Code that draws figures

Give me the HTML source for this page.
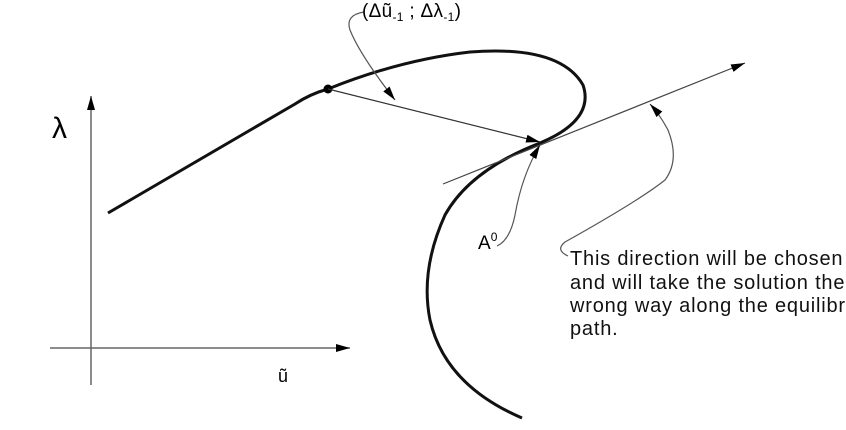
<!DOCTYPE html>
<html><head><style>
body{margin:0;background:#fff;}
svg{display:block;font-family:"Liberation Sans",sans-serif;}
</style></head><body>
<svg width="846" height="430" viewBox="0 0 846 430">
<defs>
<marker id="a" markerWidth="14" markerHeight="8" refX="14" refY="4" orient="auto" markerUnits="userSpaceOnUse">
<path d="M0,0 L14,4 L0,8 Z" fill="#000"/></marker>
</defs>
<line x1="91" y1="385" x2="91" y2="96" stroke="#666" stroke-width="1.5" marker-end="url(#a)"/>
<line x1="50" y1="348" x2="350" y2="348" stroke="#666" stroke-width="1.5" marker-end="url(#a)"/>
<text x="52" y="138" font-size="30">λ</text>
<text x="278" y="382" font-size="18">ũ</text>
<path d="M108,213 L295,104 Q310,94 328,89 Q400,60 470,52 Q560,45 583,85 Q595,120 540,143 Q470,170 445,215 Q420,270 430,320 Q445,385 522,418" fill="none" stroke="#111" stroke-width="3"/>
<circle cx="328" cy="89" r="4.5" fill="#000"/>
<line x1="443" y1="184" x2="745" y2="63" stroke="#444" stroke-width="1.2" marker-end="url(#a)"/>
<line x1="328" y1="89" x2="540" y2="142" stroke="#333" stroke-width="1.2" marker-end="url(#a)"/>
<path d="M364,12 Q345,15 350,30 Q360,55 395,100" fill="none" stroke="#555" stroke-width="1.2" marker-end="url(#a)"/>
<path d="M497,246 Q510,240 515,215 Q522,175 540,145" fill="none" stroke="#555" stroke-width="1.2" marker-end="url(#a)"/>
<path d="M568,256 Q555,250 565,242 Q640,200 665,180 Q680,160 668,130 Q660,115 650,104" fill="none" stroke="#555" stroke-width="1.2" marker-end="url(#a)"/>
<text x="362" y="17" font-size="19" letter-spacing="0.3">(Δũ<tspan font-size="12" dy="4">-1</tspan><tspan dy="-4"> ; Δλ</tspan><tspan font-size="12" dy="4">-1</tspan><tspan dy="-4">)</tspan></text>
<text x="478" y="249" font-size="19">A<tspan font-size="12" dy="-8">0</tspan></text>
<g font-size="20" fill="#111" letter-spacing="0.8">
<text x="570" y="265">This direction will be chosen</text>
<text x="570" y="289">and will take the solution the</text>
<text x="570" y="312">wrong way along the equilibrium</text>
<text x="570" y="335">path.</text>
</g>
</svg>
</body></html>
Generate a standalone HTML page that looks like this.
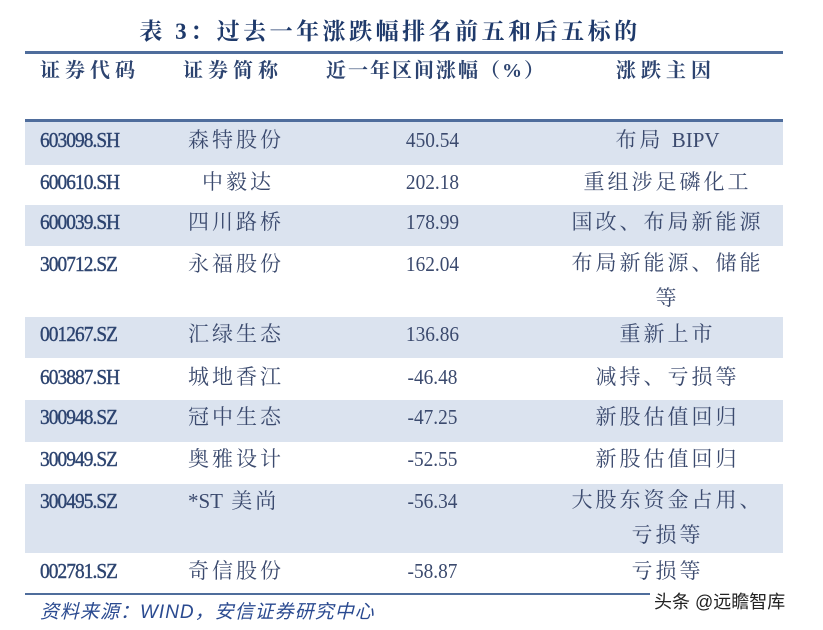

_Exercise goal_:
Replicate the material above verbatim; images stay out of the copy.

_Full output_:
Give me the HTML source for this page.
<!DOCTYPE html>
<html><head><style>
body{margin:0;background:#fff;}
svg{display:block;font-family:"Liberation Sans",sans-serif;}
</style></head><body>
<svg width="846" height="430" viewBox="0 0 846 430">
<defs>
<marker id="a" markerWidth="14" markerHeight="8" refX="14" refY="4" orient="auto" markerUnits="userSpaceOnUse">
<path d="M0,0 L14,4 L0,8 Z" fill="#000"/></marker>
</defs>
<line x1="91" y1="385" x2="91" y2="96" stroke="#666" stroke-width="1.5" marker-end="url(#a)"/>
<line x1="50" y1="348" x2="350" y2="348" stroke="#666" stroke-width="1.5" marker-end="url(#a)"/>
<text x="52" y="138" font-size="30">λ</text>
<text x="278" y="382" font-size="18">ũ</text>
<path d="M108,213 L295,104 Q310,94 328,89 Q400,60 470,52 Q560,45 583,85 Q595,120 540,143 Q470,170 445,215 Q420,270 430,320 Q445,385 522,418" fill="none" stroke="#111" stroke-width="3"/>
<circle cx="328" cy="89" r="4.5" fill="#000"/>
<line x1="443" y1="184" x2="745" y2="63" stroke="#444" stroke-width="1.2" marker-end="url(#a)"/>
<line x1="328" y1="89" x2="540" y2="142" stroke="#333" stroke-width="1.2" marker-end="url(#a)"/>
<path d="M364,12 Q345,15 350,30 Q360,55 395,100" fill="none" stroke="#555" stroke-width="1.2" marker-end="url(#a)"/>
<path d="M497,246 Q510,240 515,215 Q522,175 540,145" fill="none" stroke="#555" stroke-width="1.2" marker-end="url(#a)"/>
<path d="M568,256 Q555,250 565,242 Q640,200 665,180 Q680,160 668,130 Q660,115 650,104" fill="none" stroke="#555" stroke-width="1.2" marker-end="url(#a)"/>
<text x="362" y="17" font-size="19" letter-spacing="0.3">(Δũ<tspan font-size="12" dy="4">-1</tspan><tspan dy="-4"> ; Δλ</tspan><tspan font-size="12" dy="4">-1</tspan><tspan dy="-4">)</tspan></text>
<text x="478" y="249" font-size="19">A<tspan font-size="12" dy="-8">0</tspan></text>
<g font-size="20" fill="#111" letter-spacing="0.8">
<text x="570" y="265">This direction will be chosen</text>
<text x="570" y="289">and will take the solution the</text>
<text x="570" y="312">wrong way along the equilibrium</text>
<text x="570" y="335">path.</text>
</g>
</svg>
</body></html>
Generate a standalone HTML page that looks like this.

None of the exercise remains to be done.